Angus Chemical, Buffalo Grove, Ill., offers two new low-viscosity reactive diluents for use in high-solids polyurethane paint systems. Thomas L. Johnson, commercial development manager for the company, says both Zoldine RD20, an oxazolidine, and Zoldine RD 4, a hybrid oxazolidine, can replace more than 20% of a paint system's high-viscosity acrylic, polyether, and polyester polyols. The replacement polyols contain few or no VOCs and thus lower the need for solvents in the paint, says Johnson. Solvent-borne polyurethane paints with only 2.8 lb VOC per gal are possible with the new diluents without any loss of performance, he says.
Ryan R. Dirkx, catalysts business manager for Elf Atochem, says the company's line of Fascat organotin catalysts are an aid in the trend toward lower VOC coatings. The catalysts effectively speed the cure rate of alkyd, polyester, and urethane coatings in both waterborne and high-solids, low-solvent paint systems.
Scientists at Cytec have developed an aliphatic isocyanate for two-part waterborne polyurethane paint systems, says Cytec's Robert S. Berger, marketing and sales vice president.
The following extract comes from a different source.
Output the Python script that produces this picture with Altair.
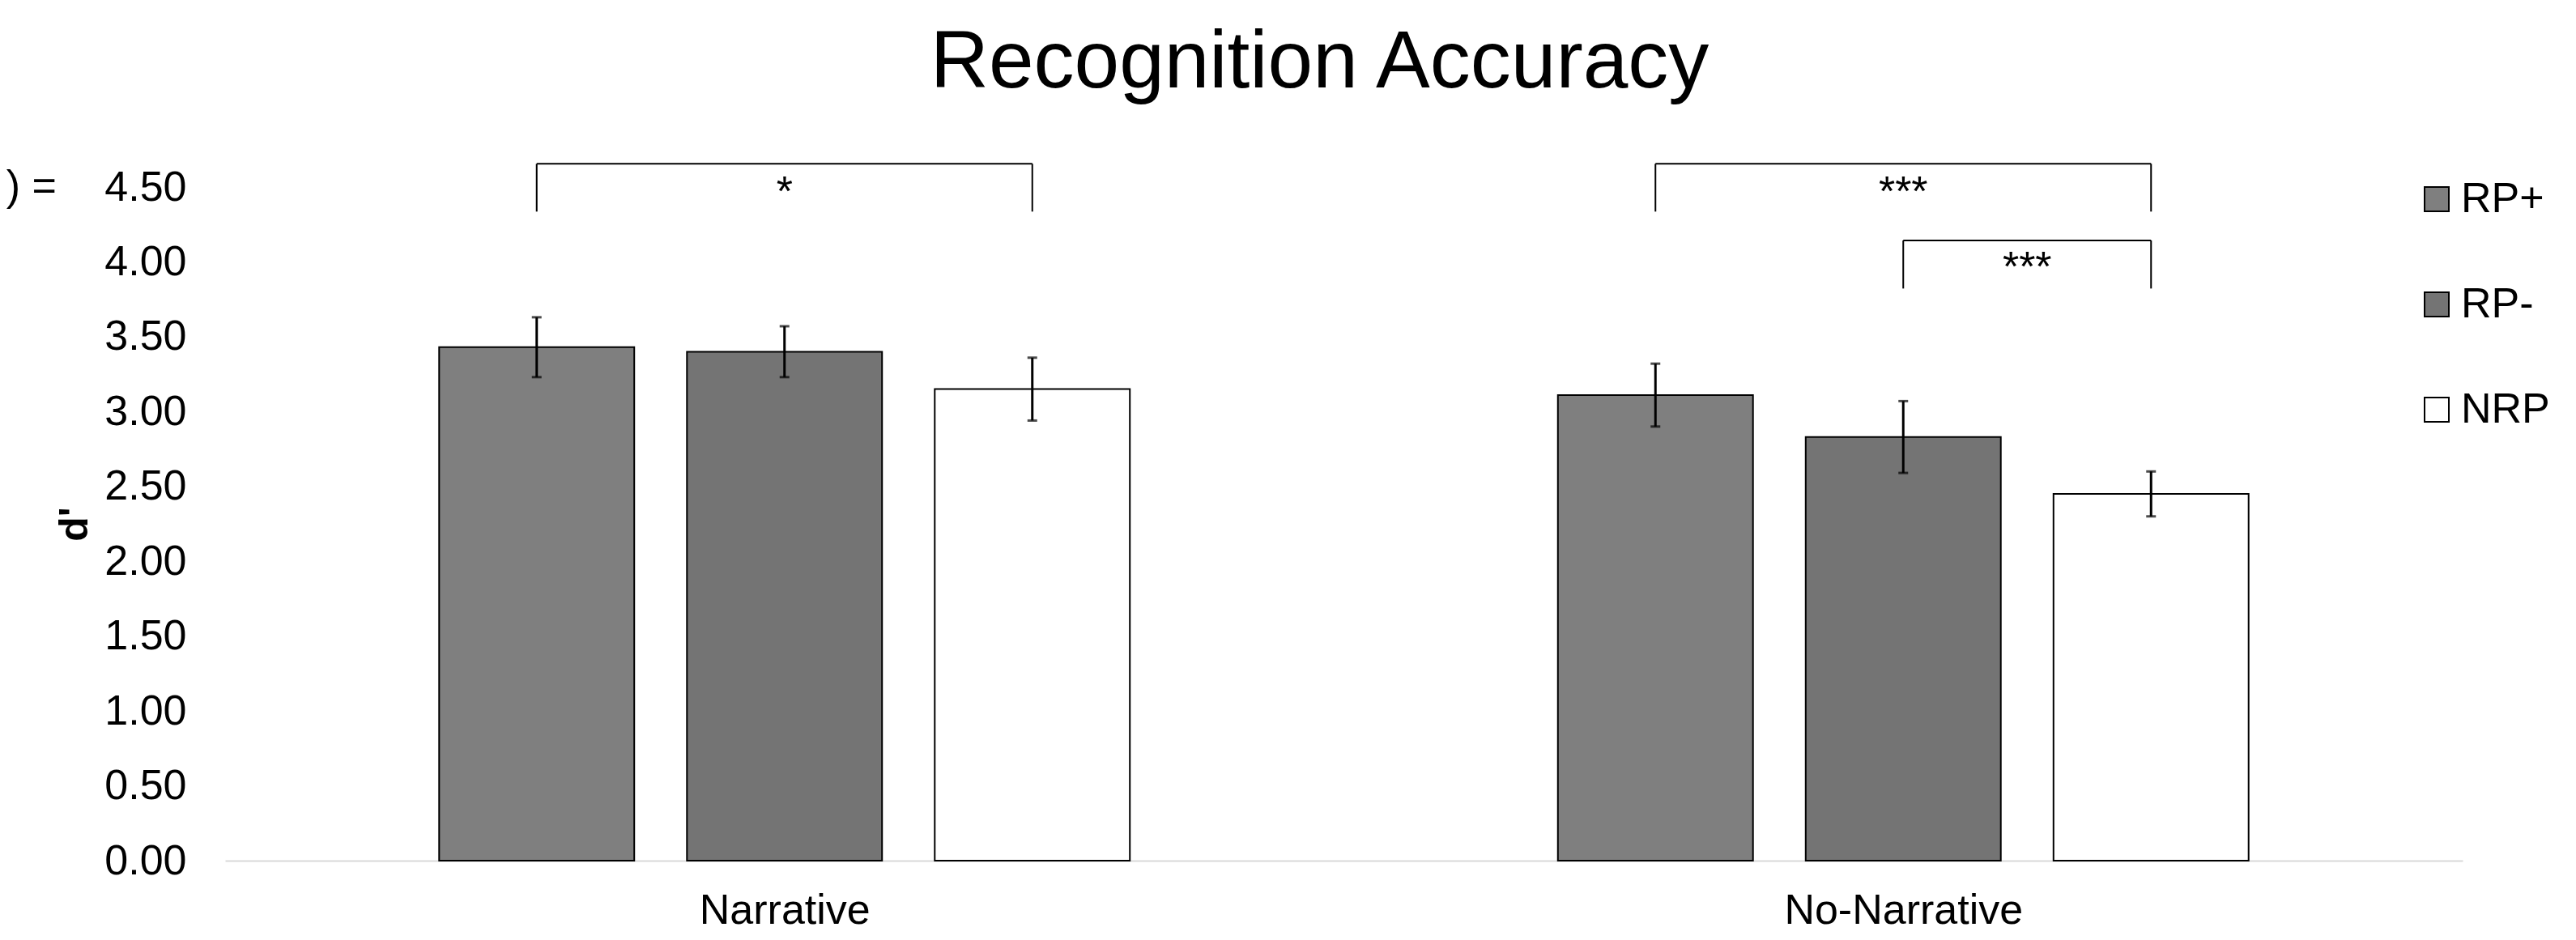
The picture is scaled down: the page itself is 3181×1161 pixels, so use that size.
import altair as alt
import pandas as pd

# ---- data ----
groups = ["Narrative", "No-Narrative"]
series = ["RP+", "RP-", "NRP"]
colors = ["#7f7f7f", "#747474", "#ffffff"]
means_narrative = [3.43, 3.40, 3.15]
means_no_narrative = [3.11, 2.83, 2.45]
err_narrative = [0.20, 0.17, 0.21]
err_no_narrative = [0.21, 0.24, 0.15]
y_ticks = [0, 0.5, 1, 1.5, 2, 2.5, 3, 3.5, 4, 4.5]

# significance brackets
brk_group = ["Narrative", "No-Narrative", "No-Narrative"]
brk_from = ["RP+", "RP+", "RP-"]
brk_to = ["NRP", "NRP", "NRP"]
brk_label = ["*", "***", "***"]

# ---- layout constants (not data) ----
STEP = 0.2215      # distance between bar centres within a group (group units)
HALF = 0.0872      # half bar width (group units)
BRK_TOP = [4.655, 4.655, 4.143]
BRK_FOOT = [4.336, 4.336, 3.822]
BRK_TEXT = [4.375, 4.375, 3.87]
FONT = "Liberation Sans"


def pos(g, s):
    return groups.index(g) + (series.index(s) - 1) * STEP


rows = []
for g, ms, es in [("Narrative", means_narrative, err_narrative),
                  ("No-Narrative", means_no_narrative, err_no_narrative)]:
    for s, m, e in zip(series, ms, es):
        p = pos(g, s)
        rows.append(dict(group=g, series=s, mean=m, base=0, lo=m - e, hi=m + e,
                         pos=p, x0=p - HALF, x1=p + HALF))
df = pd.DataFrame(rows)

legs, tops, texts = [], [], []
for g, a, b, lab, t, f, ty in zip(brk_group, brk_from, brk_to, brk_label,
                                   BRK_TOP, BRK_FOOT, BRK_TEXT):
    pa, pb = pos(g, a), pos(g, b)
    legs.append(dict(x=pa, y=f, y2=t))
    legs.append(dict(x=pb, y=f, y2=t))
    tops.append(dict(x=pa, x2=pb, y=t))
    texts.append(dict(x=(pa + pb) / 2, y=ty, label=lab))
legs = pd.DataFrame(legs)
tops = pd.DataFrame(tops)
texts = pd.DataFrame(texts)

xscale = alt.Scale(domain=[-0.5, 1.5], nice=False, zero=False)
yscale = alt.Scale(domain=[0, 4.5], nice=False)

label_expr = "[" + ",".join("'" + g + "'" for g in groups) + "][datum.value]"

x_axis = alt.Axis(values=[0, 1], labelExpr=label_expr, labelFontSize=52,
                  labelFont=FONT, labelColor="black", ticks=False, grid=False,
                  domainColor="#d9d9d9", domainWidth=2, labelPadding=36,
                  labelLimit=800, title=None)
y_axis = alt.Axis(values=y_ticks, format=".2f", labelFontSize=52,
                  labelFont=FONT, labelColor="black", domain=False,
                  ticks=False, grid=False, labelPadding=48,
                  title="d'", titleFont=FONT, titleFontSize=50,
                  titleFontWeight="bold", titleColor="black",
                  titleAngle=270, titleX=-186, titleY=416,
                  titleAlign="center", titleBaseline="middle")

bars = alt.Chart(df).mark_bar(stroke="black", strokeWidth=2).encode(
    x=alt.X("x0:Q", scale=xscale, axis=x_axis),
    x2="x1:Q",
    y=alt.Y("mean:Q", scale=yscale, axis=y_axis),
    y2="base:Q",
    fill=alt.Fill("series:N", sort=series,
                  scale=alt.Scale(domain=series, range=colors),
                  legend=alt.Legend(title=None, orient="none", legendX=2705,
                                    legendY=-11, direction="vertical",
                                    symbolType="square", symbolSize=900,
                                    symbolStrokeColor="black",
                                    symbolStrokeWidth=2, labelFontSize=52,
                                    labelFont=FONT, labelColor="black",
                                    labelOffset=4, rowPadding=78)),
)

err = alt.Chart(df).mark_rule(color="black", strokeWidth=3).encode(
    x=alt.X("pos:Q", scale=xscale), y=alt.Y("lo:Q", scale=yscale), y2="hi:Q")
cap_lo = alt.Chart(df).mark_tick(color="black", orient="horizontal",
                                 size=12, thickness=3).encode(
    x=alt.X("pos:Q", scale=xscale), y=alt.Y("lo:Q", scale=yscale))
cap_hi = alt.Chart(df).mark_tick(color="black", orient="horizontal",
                                 size=12, thickness=3).encode(
    x=alt.X("pos:Q", scale=xscale), y=alt.Y("hi:Q", scale=yscale))

leg_rules = alt.Chart(legs).mark_rule(color="black", strokeWidth=2).encode(
    x=alt.X("x:Q", scale=xscale), y=alt.Y("y:Q", scale=yscale), y2="y2:Q")
top_rules = alt.Chart(tops).mark_rule(color="black", strokeWidth=2).encode(
    x=alt.X("x:Q", scale=xscale), x2="x2:Q", y=alt.Y("y:Q", scale=yscale))
stars = alt.Chart(texts).mark_text(font=FONT, fontSize=52, color="black",
                                   baseline="alphabetic", align="center").encode(
    x=alt.X("x:Q", scale=xscale), y=alt.Y("y:Q", scale=yscale), text="label:N")

frag = alt.Chart(pd.DataFrame({"t": [") ="], "y": [4.5]})).mark_text(
    font=FONT, fontSize=52, color="black", align="right", baseline="middle"
).encode(x=alt.value(-208), y=alt.Y("y:Q", scale=yscale), text="t:N")

chart = alt.layer(bars, err, cap_lo, cap_hi, leg_rules, top_rules, stars, frag).properties(
    width=2763, height=832,
    title=alt.TitleParams("Recognition Accuracy", fontSize=100, font=FONT,
                          fontWeight="normal", color="black", anchor="middle",
                          dx=-30, offset=72),
    autosize=alt.AutoSizeParams(type="none"),
    padding={"left": 270, "top": 223, "right": 132, "bottom": 90},
    background="white",
).configure_view(strokeWidth=0, stroke="transparent")

chart.save("out.html", embed_options={"renderer": "svg", "actions": False})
This new isocyanate in the Cythane product line "is quite a novelty," says Berger, because not only is it stable in water, but it also does not require additional cosolvents to reach a suitable viscosity for application. As a result, paint formulators using this advanced aliphatic isocyanate can produce a very low-VOC coating material, he says. It is, however, 15% more expensive than existing waterborne aliphatic isocyanate polyurethane systems, he adds.
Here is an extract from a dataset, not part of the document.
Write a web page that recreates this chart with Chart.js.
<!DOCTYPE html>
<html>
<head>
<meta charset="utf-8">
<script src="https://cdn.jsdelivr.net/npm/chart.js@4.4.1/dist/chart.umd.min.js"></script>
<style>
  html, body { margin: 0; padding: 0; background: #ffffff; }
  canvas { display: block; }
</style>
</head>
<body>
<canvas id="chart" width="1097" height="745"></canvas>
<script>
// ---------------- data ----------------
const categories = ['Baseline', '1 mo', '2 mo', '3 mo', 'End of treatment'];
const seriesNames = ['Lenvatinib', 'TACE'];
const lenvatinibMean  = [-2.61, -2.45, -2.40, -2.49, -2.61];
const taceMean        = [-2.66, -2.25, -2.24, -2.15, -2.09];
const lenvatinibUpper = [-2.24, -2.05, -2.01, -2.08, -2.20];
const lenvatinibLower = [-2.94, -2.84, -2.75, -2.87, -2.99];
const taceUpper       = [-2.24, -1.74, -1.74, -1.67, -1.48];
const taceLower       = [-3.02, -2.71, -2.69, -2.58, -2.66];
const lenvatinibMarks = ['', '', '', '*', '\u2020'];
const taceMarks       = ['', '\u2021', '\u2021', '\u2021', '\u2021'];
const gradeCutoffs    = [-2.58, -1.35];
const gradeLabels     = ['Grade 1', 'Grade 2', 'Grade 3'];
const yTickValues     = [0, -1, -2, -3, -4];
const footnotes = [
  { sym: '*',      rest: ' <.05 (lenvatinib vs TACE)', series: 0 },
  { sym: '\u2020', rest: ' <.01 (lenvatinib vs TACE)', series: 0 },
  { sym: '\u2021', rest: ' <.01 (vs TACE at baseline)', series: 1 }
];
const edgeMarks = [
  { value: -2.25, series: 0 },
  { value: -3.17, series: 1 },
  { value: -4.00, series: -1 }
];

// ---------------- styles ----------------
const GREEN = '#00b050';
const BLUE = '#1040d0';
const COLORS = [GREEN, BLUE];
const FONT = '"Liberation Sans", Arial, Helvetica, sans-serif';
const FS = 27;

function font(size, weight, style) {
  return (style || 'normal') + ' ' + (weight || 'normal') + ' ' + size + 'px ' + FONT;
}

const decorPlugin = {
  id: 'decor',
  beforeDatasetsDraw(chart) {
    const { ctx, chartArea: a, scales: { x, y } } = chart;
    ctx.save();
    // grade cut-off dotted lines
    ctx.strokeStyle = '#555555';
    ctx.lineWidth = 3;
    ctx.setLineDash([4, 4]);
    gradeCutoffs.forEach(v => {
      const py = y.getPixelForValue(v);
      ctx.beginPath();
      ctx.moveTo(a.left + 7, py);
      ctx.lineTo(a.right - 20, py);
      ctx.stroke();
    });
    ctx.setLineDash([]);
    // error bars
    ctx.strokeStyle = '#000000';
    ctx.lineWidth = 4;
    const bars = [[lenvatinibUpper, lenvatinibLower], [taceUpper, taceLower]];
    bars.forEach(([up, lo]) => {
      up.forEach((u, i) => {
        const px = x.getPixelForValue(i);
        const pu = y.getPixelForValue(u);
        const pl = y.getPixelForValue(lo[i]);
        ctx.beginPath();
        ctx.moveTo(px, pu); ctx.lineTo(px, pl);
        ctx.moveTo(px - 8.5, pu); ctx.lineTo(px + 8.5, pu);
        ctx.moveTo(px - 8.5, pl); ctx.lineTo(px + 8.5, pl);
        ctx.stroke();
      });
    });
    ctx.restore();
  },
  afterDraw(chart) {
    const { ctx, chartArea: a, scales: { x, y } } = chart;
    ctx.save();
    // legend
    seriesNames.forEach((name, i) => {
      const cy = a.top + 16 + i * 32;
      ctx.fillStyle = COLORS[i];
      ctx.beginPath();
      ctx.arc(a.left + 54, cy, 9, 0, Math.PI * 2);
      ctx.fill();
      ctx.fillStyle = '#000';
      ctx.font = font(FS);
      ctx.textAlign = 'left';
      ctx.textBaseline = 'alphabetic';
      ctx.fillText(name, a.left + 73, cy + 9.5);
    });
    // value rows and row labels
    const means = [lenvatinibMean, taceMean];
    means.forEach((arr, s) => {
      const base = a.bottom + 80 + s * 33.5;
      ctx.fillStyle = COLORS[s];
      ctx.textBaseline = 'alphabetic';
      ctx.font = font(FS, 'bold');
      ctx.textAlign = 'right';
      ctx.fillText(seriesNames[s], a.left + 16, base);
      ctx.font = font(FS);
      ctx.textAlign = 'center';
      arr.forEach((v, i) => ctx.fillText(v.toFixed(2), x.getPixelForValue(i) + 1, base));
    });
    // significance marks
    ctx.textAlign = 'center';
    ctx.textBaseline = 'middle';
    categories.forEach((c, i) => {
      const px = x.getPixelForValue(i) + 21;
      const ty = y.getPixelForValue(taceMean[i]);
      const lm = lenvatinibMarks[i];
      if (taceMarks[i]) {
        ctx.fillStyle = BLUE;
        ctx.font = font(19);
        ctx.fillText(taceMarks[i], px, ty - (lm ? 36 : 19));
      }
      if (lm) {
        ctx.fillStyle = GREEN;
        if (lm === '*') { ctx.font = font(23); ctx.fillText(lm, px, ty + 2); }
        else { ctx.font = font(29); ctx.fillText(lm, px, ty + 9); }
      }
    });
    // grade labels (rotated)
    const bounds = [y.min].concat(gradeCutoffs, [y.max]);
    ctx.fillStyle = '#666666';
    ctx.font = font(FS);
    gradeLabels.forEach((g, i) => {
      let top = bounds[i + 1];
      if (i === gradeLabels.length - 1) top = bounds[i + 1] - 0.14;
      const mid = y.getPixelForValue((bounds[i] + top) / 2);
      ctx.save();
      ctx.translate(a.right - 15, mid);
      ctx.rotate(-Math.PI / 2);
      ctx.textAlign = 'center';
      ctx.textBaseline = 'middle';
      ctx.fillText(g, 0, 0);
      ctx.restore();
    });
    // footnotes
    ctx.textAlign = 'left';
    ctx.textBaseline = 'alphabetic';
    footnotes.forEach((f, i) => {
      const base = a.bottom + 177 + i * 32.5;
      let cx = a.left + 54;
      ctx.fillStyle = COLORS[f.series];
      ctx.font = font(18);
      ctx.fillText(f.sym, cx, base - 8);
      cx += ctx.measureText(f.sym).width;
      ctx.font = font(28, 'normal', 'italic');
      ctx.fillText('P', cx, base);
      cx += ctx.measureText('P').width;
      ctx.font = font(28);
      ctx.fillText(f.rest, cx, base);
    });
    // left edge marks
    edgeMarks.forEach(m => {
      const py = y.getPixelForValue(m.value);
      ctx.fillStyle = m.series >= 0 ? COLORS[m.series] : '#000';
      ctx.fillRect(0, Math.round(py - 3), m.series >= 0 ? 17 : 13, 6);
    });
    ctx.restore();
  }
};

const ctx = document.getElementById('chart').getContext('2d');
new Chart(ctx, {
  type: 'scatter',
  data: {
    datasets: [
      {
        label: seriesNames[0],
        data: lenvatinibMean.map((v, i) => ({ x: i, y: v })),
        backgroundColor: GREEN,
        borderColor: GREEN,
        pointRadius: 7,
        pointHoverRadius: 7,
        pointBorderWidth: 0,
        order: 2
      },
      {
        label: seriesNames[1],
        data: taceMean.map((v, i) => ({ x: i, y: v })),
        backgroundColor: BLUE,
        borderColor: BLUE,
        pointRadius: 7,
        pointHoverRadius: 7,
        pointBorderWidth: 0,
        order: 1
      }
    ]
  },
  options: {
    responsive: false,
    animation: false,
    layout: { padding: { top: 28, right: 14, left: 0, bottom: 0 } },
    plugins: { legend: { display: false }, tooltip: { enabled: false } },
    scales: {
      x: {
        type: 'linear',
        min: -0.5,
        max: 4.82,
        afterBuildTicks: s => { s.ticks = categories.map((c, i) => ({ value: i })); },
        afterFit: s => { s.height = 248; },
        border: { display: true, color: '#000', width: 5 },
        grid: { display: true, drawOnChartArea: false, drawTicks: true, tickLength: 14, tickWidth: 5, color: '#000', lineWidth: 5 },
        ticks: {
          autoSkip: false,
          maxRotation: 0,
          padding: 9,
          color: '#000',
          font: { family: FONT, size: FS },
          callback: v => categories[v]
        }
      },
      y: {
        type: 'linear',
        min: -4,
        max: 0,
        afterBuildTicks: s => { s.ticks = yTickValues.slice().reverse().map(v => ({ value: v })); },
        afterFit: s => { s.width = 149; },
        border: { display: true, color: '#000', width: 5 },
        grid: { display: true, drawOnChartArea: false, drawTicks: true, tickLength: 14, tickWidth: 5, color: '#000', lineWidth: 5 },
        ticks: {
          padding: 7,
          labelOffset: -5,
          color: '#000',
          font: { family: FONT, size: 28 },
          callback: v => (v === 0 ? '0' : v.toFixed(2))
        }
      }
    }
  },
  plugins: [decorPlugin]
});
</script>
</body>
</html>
Hüls America, the Piscataway, N.J.-based affiliate of German chemical company Hüls, produces additives for powder coatings. It has developed a new internal blocking cross-linking agent for polyurethane powders. Vestagon EP BF 1300 is an isophorone diisocyanate-based material designed to eliminate the small amount of VOC emissions from the &egr;-caprolactam external blocking cross-linker typically used for polyurethane powder coatings, says Peter Toohey, coating raw materials marketing manager. Commercial quantities of the new agent will be available after Hüls receives government approvals, he says.
"Radiation-curable coatings are the way to go to reduce VOCs," declares Paul Elias, business manager for Sartomer, based in Exton, Pa. The company, a division of the French oil and chemical company Total, sells monomers, oligomers, and the photoinitiators required for radiation-curable coatings, which give off "essentially no VOCs as they cure," he says.
Still, Elias would have to admit that even as some paint users may adopt radiation or powder coatings, others will hold fast to more familiar - and generally less costly - liquid-coating technologies, even if it means enduring some pain to reformulate.